Misaskim Lauds Its Working Relationship with United Hatzolah of IsraelDate: March 01, 2011
Mr. Moshu Hadaya was last seen chopping wood in his backyard in Staten Island, New York, on Sunday, February 20th. When his friend did not get a response after repeatedly trying to reach him on the following day, he went to Moshu's home to check up on him. Moshu's lifeless body was found in the backyard where he had last been seen chopping wood a day earlier.
Emergency personnel were called to the scene and unfortunately, Mr. Hadaya was pronounced dead at the age of 52. Since Mr. Hadaya lived alone, it was the obligation of the Medical Examiner to ascertain whether the deceased had a prior medical history that might have contributed to his sudden death. Local officials, on the other hand, were trying to notify a next of kin. The process turned out to be particularly challenging and the officials did not have much luck with the contacts that they reached. It was at this point that Misaskim was called in.

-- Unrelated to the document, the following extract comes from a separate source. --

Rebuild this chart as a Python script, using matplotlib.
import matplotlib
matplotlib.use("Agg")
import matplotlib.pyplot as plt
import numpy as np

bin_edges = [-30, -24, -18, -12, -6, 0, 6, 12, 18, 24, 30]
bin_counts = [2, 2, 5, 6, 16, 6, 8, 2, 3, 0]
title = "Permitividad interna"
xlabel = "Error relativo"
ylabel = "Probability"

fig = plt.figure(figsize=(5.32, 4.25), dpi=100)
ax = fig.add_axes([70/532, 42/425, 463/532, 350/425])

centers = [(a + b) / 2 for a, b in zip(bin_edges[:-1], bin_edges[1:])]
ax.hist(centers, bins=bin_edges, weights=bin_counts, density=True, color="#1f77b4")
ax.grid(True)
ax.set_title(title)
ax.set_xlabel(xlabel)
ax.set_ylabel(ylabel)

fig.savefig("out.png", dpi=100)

Misaskim dispatched a full crew to Mr. Hadaya's home. While some volunteers escorted the niftar to the Medical Examiner's office to ensure kavod hames, other volunteers remained behind at the scene. The volunteers spoke to friends and neighbors in an effort to assist in locating family members. This was important as only a next of kin can legally object to an autopsy.
Misaskim learned that the niftar had relatives in Israel. The organization reached out to Mr. Eli Beer, Director of United Hatzolah of Israel, which has thousands of volunteers scattered throughout the country, and with whom Misaskim already has an established working relationship. Mr. Beer mobilized United Hatzolah's resources. Within a short time, two relatives were located - the niftar's sister who lived in Ramat Yishay near Haifa, and an uncle in Eilat. Once the family members were notified of the circumstances surrounding Moshu's death, they directed Misaskim to two cousins in Brooklyn who took care of the paperwork rejecting an autopsy. The niftar was brought to kever Yisroel the following day.

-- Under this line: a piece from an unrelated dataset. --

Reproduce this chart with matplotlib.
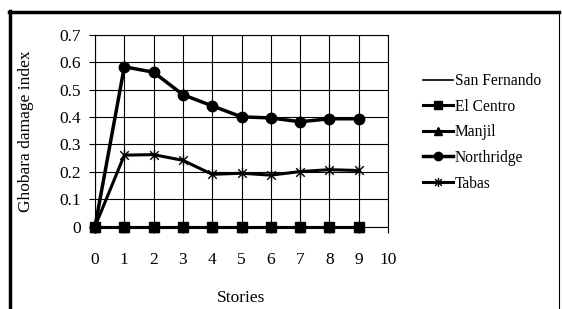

Misaskim is deeply grateful to Mr. Eli Beer and United Hatzolah for being of assistance in this situation, and in similar circumstances in the past. "Our working relationship with United Hatzolah proves to be a valuable resource, particularly when we are presented with situations that involve individuals from Israel," remarked a Misaskim volunteer after the burial was over.
Misaskim and United Hatzolah are now fine-tuning a system that will enable both organizations to continue working hand-in-hand in establishing an efficient response to situations involving family of the deceased living in the United States or in Israel.